So, What Does An Executive Assistant *Actually* Do?

So, What Does An Executive Assistant *Actually* Do?

If you’ve ever wondered about the mysterious role of executive assistants, this is for you. Executive assistants are a different breed than PAs (personal assistants) and, while they’re sometimes referred to as executive secretaries, they are nothing like the front-desk greeters you’re used to seeing.

Executive assistants are typically college graduates who have some experience with project management and administrative tasks. They’re the go-to person who works closely with upper and senior management at a company to manage their calendar and schedules.

As one LA-based executive assistant puts it, when you’re working as the right-hand person for a CEO, or other senior company employee, you’re responsible for them “working at their most optimal level.” In essence, she says, “Your job is to keep them moving and have everything they need to be fully efficient at their fast and busy level.”

Here’s what you need to know about executive assistants

Let’s start with the basics, shall we?

What are the duties of an EA?

The job description for an executive assistant will always be specific to whatever company is employing the EA. Typical duties, however, will include scheduling and handling everything on the executive’s calendar. Consider executive assistants the gatekeepers of an executive’s time.
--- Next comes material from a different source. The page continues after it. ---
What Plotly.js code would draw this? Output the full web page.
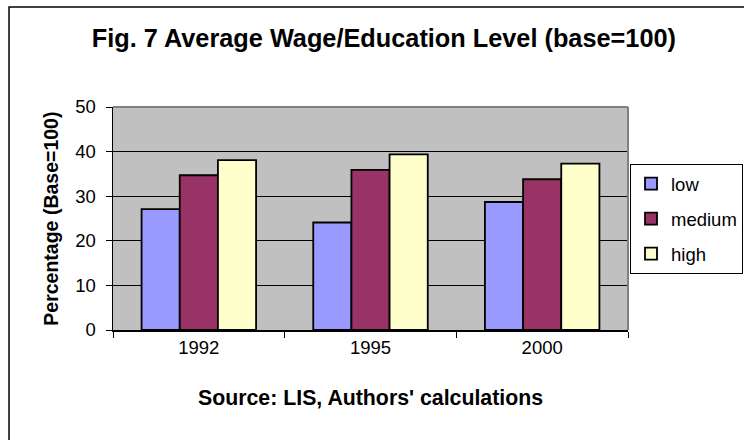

They’re also responsible for staying on top of any correspondence inside and outside a company that pertains to the executive. EAs are usually expected to work independently on certain tasks or projects over a given period of time. As such, being able to multitask and stay on track are key qualifiers.

Who is this job ideally for/not for?

The role of an executive assistant is best suited for someone who can switch from task to task with little notice. Thick skin is a must. “No attitude and no ego,” is the way another assistant describes it. If you’re a quick-thinker and problem-solver, this job’s also for you.

There’s never telling what kind of tasks you might be expected to manage on a given day, so creative thinking and a professional, solutions-oriented approach is best.

What’s a typical day like for an executive assistant?

Asking what the typical day is like for an executive assistant comes down to this: There’s never really a typical day. Since executive assistants are usually given tasks and projects, what they’re working on varies from day to day. They also often travel with their executive to high-level functions or act as a representative in their stead at a meeting.

Work can take place just as easily while on a flight to a conference as it can in the backseat of a car while on the way to the office. One other thing is for sure: Don’t expect a typical nine to five day.

What are the usual job requirements?

Employers will look favorably upon college graduates and those who have experience with project management. Excellent communication skills are also a must. Aside from handling correspondence for an executive, EAs usually are knowledgable about a company’s inner workings and entrusted with sensitive information.

They might have the inside scoop on upcoming layoffs, promotions or other, pending company negotiations. As such, employers will seek executive assistants who have the right diplomacy and a lot of tact.

What’s the average salary like?

The average salary for an executive assistant is $52K per year, according to PayScale. Depending on your experience and the company you’re working with, though, you could see a compensation package that’s above $70K per year.